The Parkland kids are proving they’re arguably the savviest users of social media since the Obama campaign of 2008. They’ve begun to redefine the political landscape in only two weeks since their fateful shooting. Those “meddling kids” have caused dozens of brands to end affiliations with the National Rifle Association, thanks to the NRA’s disastrous attempts at post-massacre damage control. The Stoneman Douglas-led revolt is a perfect example of how brands’ business affiliations can become politically problematic in the wake of controversy.

On the one hand, the Parkland kids and other social media influencers are pressing companies to bail on the NRA. On the other, influencers may feel forced to abandon brand relationships, lest they suffer the taint of aligning with NRA-friendly companies. Today’s climate and transparency means brands face greater accountability for relationships than ever before, which trickles down to their influencers too – whether the influencers are in a business relationship with said brands, or just long-time customers of theirs, like Louis-Dreyfuss with FedEx.

The Upshot

Influencers are here to stay. Today, well-chosen influencers can reflect how brands position themselves politically, environmentally, and ethically. This has blowback when brands reflect these same stances onto their influencers – which can have long-term effect on an influencer’s image and success, forcing influencers to walk away from those brands.

As a result, influencers have become, in effect, a corporate echo chamber on lifestyle and attitudes. Beyond that, they’re also judge and jury on how platform updates are received, and new functions rolled out, because they see immediate results in how their audiences stay engaged – or not.
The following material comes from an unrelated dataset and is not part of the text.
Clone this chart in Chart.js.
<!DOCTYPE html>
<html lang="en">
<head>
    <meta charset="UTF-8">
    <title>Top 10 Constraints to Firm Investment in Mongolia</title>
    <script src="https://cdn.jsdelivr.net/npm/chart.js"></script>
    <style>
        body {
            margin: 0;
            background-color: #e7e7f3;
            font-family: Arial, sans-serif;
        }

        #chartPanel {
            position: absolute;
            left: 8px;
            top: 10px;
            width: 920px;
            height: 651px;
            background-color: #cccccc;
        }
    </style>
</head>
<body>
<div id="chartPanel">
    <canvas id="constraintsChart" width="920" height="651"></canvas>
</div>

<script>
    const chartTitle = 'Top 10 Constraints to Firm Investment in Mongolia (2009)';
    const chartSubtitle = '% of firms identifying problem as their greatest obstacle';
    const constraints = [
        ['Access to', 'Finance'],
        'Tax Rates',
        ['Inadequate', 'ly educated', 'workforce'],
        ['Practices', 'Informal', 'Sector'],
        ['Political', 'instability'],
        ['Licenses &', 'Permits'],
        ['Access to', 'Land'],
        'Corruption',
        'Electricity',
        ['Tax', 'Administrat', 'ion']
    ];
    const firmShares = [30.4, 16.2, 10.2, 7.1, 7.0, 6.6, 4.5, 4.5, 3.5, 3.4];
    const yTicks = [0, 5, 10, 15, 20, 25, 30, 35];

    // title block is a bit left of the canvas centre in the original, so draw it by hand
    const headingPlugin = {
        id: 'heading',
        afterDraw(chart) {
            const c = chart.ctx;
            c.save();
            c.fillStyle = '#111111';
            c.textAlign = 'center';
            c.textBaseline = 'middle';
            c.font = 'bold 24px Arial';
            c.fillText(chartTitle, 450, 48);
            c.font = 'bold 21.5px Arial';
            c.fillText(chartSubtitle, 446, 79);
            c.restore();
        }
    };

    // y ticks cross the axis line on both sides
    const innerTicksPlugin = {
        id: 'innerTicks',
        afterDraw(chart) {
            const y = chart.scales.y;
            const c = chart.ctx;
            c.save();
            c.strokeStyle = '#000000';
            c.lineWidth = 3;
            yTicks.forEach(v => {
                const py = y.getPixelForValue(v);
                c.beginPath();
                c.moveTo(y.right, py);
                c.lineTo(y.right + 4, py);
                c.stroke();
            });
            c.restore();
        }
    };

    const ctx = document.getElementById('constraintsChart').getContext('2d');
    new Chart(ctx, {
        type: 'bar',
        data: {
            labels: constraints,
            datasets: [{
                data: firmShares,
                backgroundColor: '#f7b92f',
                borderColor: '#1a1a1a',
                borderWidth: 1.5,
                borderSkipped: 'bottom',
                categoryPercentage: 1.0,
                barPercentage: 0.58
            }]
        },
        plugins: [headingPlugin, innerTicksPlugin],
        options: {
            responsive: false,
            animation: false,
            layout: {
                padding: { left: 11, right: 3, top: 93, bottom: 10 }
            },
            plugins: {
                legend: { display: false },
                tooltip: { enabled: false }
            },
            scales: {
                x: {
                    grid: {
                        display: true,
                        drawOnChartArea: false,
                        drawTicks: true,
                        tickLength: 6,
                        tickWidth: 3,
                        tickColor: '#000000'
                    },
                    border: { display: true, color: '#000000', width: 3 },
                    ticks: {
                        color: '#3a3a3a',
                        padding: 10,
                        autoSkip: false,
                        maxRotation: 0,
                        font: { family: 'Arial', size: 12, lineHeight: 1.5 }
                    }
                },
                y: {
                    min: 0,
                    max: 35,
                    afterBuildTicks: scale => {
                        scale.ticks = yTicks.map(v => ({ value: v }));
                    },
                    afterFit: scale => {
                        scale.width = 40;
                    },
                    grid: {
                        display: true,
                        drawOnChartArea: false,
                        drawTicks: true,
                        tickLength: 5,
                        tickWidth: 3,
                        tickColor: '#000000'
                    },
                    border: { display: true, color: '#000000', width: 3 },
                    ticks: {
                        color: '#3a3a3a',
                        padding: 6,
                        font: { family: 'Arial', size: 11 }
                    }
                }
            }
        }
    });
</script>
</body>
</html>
In today’s world of brand and platform resonance, influencers are the canaries in the coalmine. From Snapchat to the NRA, we’re seeing real-world and bottom-line consequences to underestimating influencers – proving they’re more powerful and influential than many industry insiders thought. The takeaway from the Kylie Jenner/Snapchat debacle is, ignore influencers and their wrath at your peril.